Paul G. Nauert

Affiliation:

Stanford University, Department of History

Stanford Humanities Center, Career Launch Fellow (2022-2023)

Advisor:

Gordon Chang

Academic Interests:

U.S. foreign policy
Environmental history
Climate history
Commodity history
World War II
Vietnam War
Cold War

Dissertation:

Climate Crucible: American Choices in Germany, Japan, & the Making of the Great Acceleration, 1939-1953

Bio Note:

Paul is a PhD candidate Stanford in the Department of History researching questions of power, justice, and environmental change in the modern world from the local to the planetary scale. Paul’s dissertation and first book project examine how choices of U.S. foreign policymakers in the mid-twentieth century shaped long-term trajectories of anthropogenic climate change and the geopolitics of climate (in)justice. He explores this story through a comparative study of American decisions on industrialization and resource use in the postwar occupations of Germany and Japan.
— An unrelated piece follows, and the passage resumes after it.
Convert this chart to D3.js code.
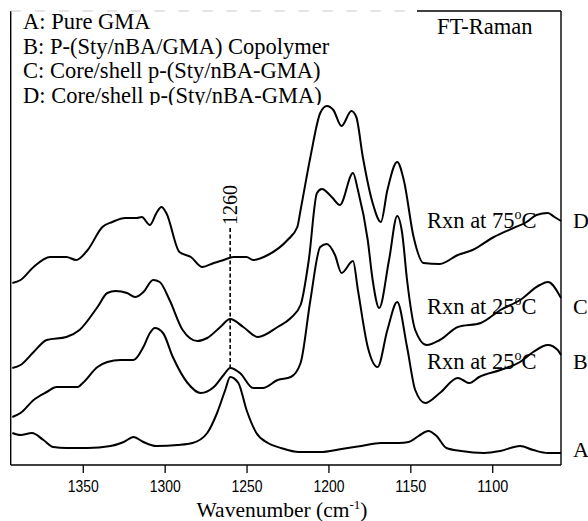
<!DOCTYPE html>
<html lang="en">
<head>
  <meta charset="UTF-8">
  <title>FT-Raman spectra</title>
  <script src="https://d3js.org/d3.v7.min.js"></script>
  <style>
    body { margin: 0; background: #fff; }
    svg { display: block; background: #fff; }
    .serif { font-family: "Liberation Serif", "Times New Roman", serif; fill: #000; }
    .axis text {
      font-family: "Liberation Sans", Arial, sans-serif;
      font-size: 17px;
      fill: #000;
    }
    .axis line { stroke: #000; stroke-width: 1.3; }
    .spectrum { fill: none; stroke: #000; stroke-width: 2; stroke-linejoin: round; }
  </style>
</head>
<body>
<svg width="588" height="521"></svg>
<script>
  const width = 588;
  const height = 521;
  const frame = { left: 10.7, right: 561, top: 11, bottom: 465 };

  // Wavenumber ticks
  const tickValues = [1350, 1300, 1250, 1200, 1150, 1100];

  // A: Pure GMA
  const waveA = [1393, 1388, 1381, 1374, 1368, 1360, 1347, 1333, 1325, 1319, 1313, 1305, 1292, 1283, 1274, 1268, 1263, 1260, 1255, 1250, 1244, 1237, 1229, 1218, 1205, 1192, 1180, 1168, 1157, 1151, 1145, 1139, 1134, 1128, 1119, 1105, 1095, 1083, 1075, 1066, 1058];
  const specA = [32, 30, 32, 25, 18, 17, 17, 19, 23, 28, 23, 19, 20, 22, 32, 52, 75, 88, 82, 55, 32, 22, 17, 13, 13, 16, 19, 22, 22, 23, 29, 34, 29, 17, 14, 12, 14, 19, 15, 12, 12];

  // B: copolymer, rxn at 25 C
  const waveB = [1393, 1388, 1380, 1372, 1366, 1353, 1350, 1341, 1335, 1327, 1319, 1313, 1309, 1306, 1301, 1295, 1286, 1278, 1270, 1264, 1260, 1254, 1246, 1240, 1231, 1223, 1217, 1211, 1205, 1201, 1196, 1192, 1185, 1182, 1176, 1170, 1164, 1158, 1152, 1147, 1141, 1132, 1121, 1118, 1114, 1108, 1095, 1083, 1075, 1066, 1060, 1058];
  const specB = [48, 52, 65, 73, 78, 78, 82, 98, 103, 105, 105, 118, 132, 137, 132, 108, 82, 72, 78, 90, 97, 92, 77, 77, 85, 88, 102, 165, 218, 221, 210, 192, 204, 175, 118, 98, 135, 163, 118, 75, 62, 72, 87, 85, 82, 88, 95, 103, 113, 120, 115, 110];

  // C: core/shell, rxn at 25 C
  const waveC = [1393, 1388, 1380, 1372, 1360, 1352, 1341, 1335, 1330, 1323, 1318, 1313, 1307, 1303, 1297, 1289, 1280, 1274, 1266, 1260, 1252, 1243, 1231, 1223, 1217, 1212, 1207, 1204, 1198, 1193, 1185, 1182, 1176, 1173, 1169, 1163, 1158, 1155, 1152, 1147, 1140, 1132, 1121, 1107, 1095, 1083, 1071, 1066, 1058];
  const specC = [97, 100, 113, 125, 128, 135, 158, 172, 174, 172, 168, 173, 185, 183, 165, 135, 124, 127, 138, 146, 138, 128, 138, 147, 160, 205, 272, 276, 268, 260, 292, 275, 225, 185, 157, 205, 249, 232, 185, 135, 120, 125, 138, 142, 155, 165, 180, 183, 167];

  // D: core/shell, rxn at 75 C
  const waveD = [1393, 1388, 1380, 1370, 1360, 1354, 1347, 1338, 1332, 1324, 1317, 1314, 1309, 1305, 1302, 1299, 1291, 1284, 1277, 1270, 1264, 1258, 1250, 1246, 1237, 1225, 1219, 1217, 1211, 1205, 1201, 1197, 1192, 1186, 1183, 1179, 1173, 1168, 1164, 1158, 1154, 1148, 1142, 1132, 1121, 1112, 1099, 1087, 1079, 1073, 1066, 1062, 1058];
  const specD = [182, 185, 198, 208, 208, 205, 215, 238, 243, 247, 247, 248, 240, 252, 258, 252, 213, 208, 198, 202, 205, 208, 208, 205, 210, 225, 238, 255, 308, 352, 359, 355, 339, 354, 348, 308, 262, 243, 275, 303, 285, 228, 202, 201, 210, 215, 228, 237, 243, 250, 252, 248, 244];

  const rxnLabels = ["", "Rxn at 25", "Rxn at 25", "Rxn at 75"];
  const legendLines = [
    "A: Pure GMA",
    "B: P-(Sty/nBA/GMA) Copolymer",
    "C: Core/shell p-(Sty/nBA-GMA)",
    "D: Core/shell p-(Sty/nBA-GMA)"
  ];
  const markerWave = 1260;
  const markerTop = 237;

  const series = [
    { name: "A", wave: waveA, spec: specA, labelY: 15 },
    { name: "B", wave: waveB, spec: specB, labelY: 103 },
    { name: "C", wave: waveC, spec: specC, labelY: 158 },
    { name: "D", wave: waveD, spec: specD, labelY: 244 }
  ];

  const svg = d3.select("svg");

  const x = d3.scaleLinear()
    .domain([1394, 1058])
    .range([frame.left, frame.right]);

  const y = d3.scaleLinear()
    .domain([0, 454])
    .range([frame.bottom, frame.top]);

  // frame
  svg.append("line")
    .attr("x1", frame.left).attr("x2", frame.left)
    .attr("y1", frame.top).attr("y2", frame.bottom)
    .attr("stroke", "#000").attr("stroke-width", 1.4);
  svg.append("line")
    .attr("x1", frame.right).attr("x2", frame.right)
    .attr("y1", frame.top).attr("y2", frame.bottom)
    .attr("stroke", "#000").attr("stroke-width", 1.4);
  svg.append("line")
    .attr("x1", frame.left).attr("x2", frame.right)
    .attr("y1", frame.bottom).attr("y2", frame.bottom)
    .attr("stroke", "#000").attr("stroke-width", 1.4);
  // top edge: faint on the left, solid on the right
  svg.append("line")
    .attr("x1", frame.left).attr("x2", 417)
    .attr("y1", frame.top).attr("y2", frame.top)
    .attr("stroke", "#c8c8c8").attr("stroke-width", 1)
    .attr("stroke-dasharray", "10,14");
  svg.append("line")
    .attr("x1", 417).attr("x2", frame.right)
    .attr("y1", frame.top).attr("y2", frame.top)
    .attr("stroke", "#000").attr("stroke-width", 1.4);

  // x axis ticks
  const xAxis = svg.append("g")
    .attr("class", "axis")
    .attr("transform", `translate(0,${frame.bottom})`)
    .call(d3.axisBottom(x).tickValues(tickValues).tickSize(8).tickSizeOuter(0).tickFormat(d3.format("d")));
  xAxis.select(".domain").remove();
  xAxis.selectAll("text")
    .attr("dy", "0.71em")
    .attr("y", 15)
    .attr("textLength", 31)
    .attr("lengthAdjust", "spacingAndGlyphs");

  // axis title
  const title = svg.append("text")
    .attr("class", "serif")
    .attr("x", 282)
    .attr("y", 517)
    .attr("text-anchor", "middle")
    .style("font-size", "21.5px");
  title.append("tspan").text("Wavenumber (cm");
  title.append("tspan").attr("dy", -8).style("font-size", "13px").text("-1");
  title.append("tspan").attr("dy", 8).text(")");

  // spectra
  const line = d3.line()
    .x(d => x(d[0]))
    .y(d => y(d[1]))
    .curve(d3.curveMonotoneX);

  svg.selectAll(".spectrum")
    .data(series)
    .join("path")
    .attr("class", "spectrum")
    .attr("d", s => line(s.wave.map((w, i) => [w, s.spec[i]])));

  // 1260 marker
  const markerBottom = specB[waveB.indexOf(markerWave)];
  svg.append("line")
    .attr("x1", x(markerWave)).attr("x2", x(markerWave))
    .attr("y1", y(markerTop)).attr("y2", y(markerBottom))
    .attr("stroke", "#000")
    .attr("stroke-width", 1.6)
    .attr("stroke-dasharray", "4,2.5");
  svg.append("text")
    .attr("class", "serif")
    .attr("transform", `translate(${x(markerWave) + 7},${y(markerTop) - 3}) rotate(-90)`)
    .style("font-size", "20px")
    .text(markerWave);

  // right-hand curve letters
  svg.selectAll(".curve-label")
    .data(series)
    .join("text")
    .attr("class", "serif curve-label")
    .attr("x", 573)
    .attr("y", s => y(s.labelY) + 7)
    .style("font-size", "22px")
    .text(s => s.name);

  // reaction labels
  series.forEach((s, i) => {
    if (!rxnLabels[i]) return;
    const t = svg.append("text")
      .attr("class", "serif")
      .attr("x", 427)
      .attr("y", y(s.labelY) + 7)
      .style("font-size", "22.5px");
    t.append("tspan").text(rxnLabels[i]);
    t.append("tspan").attr("dy", -9).style("font-size", "14px").text("o");
    t.append("tspan").attr("dy", 9).text("C");
  });

  // legend (bottom line clipped as in the original)
  svg.append("clipPath")
    .attr("id", "legend-clip")
    .append("rect")
    .attr("x", 0).attr("y", 0)
    .attr("width", width).attr("height", 105);

  svg.append("g")
    .attr("clip-path", "url(#legend-clip)")
    .selectAll("text")
    .data(legendLines)
    .join("text")
    .attr("class", "serif")
    .attr("x", 23)
    .attr("y", (d, i) => 29 + i * 24.7)
    .style("font-size", "22.5px")
    .text(d => d);

  svg.append("text")
    .attr("class", "serif")
    .attr("x", 437)
    .attr("y", 34)
    .style("font-size", "22.5px")
    .text("FT-Raman");
</script>
</body>
</html>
Some of Paul's other research traces connections among patterns of labor, land use, commodities, community, race, and gender in the twentieth-century United States and the wider Pacific world. Topics include the role of Asian American and Asian diasporic networks in early twentieth-century Californian floriculture, the role of women in the late twentieth-century U.S. wine industry, and American bioprospecting in early twentieth-century China. His teaching experience has engaged themes in modern American, Japanese, Southeast Asian, and transnational history as well as the ethics of war and climate justice.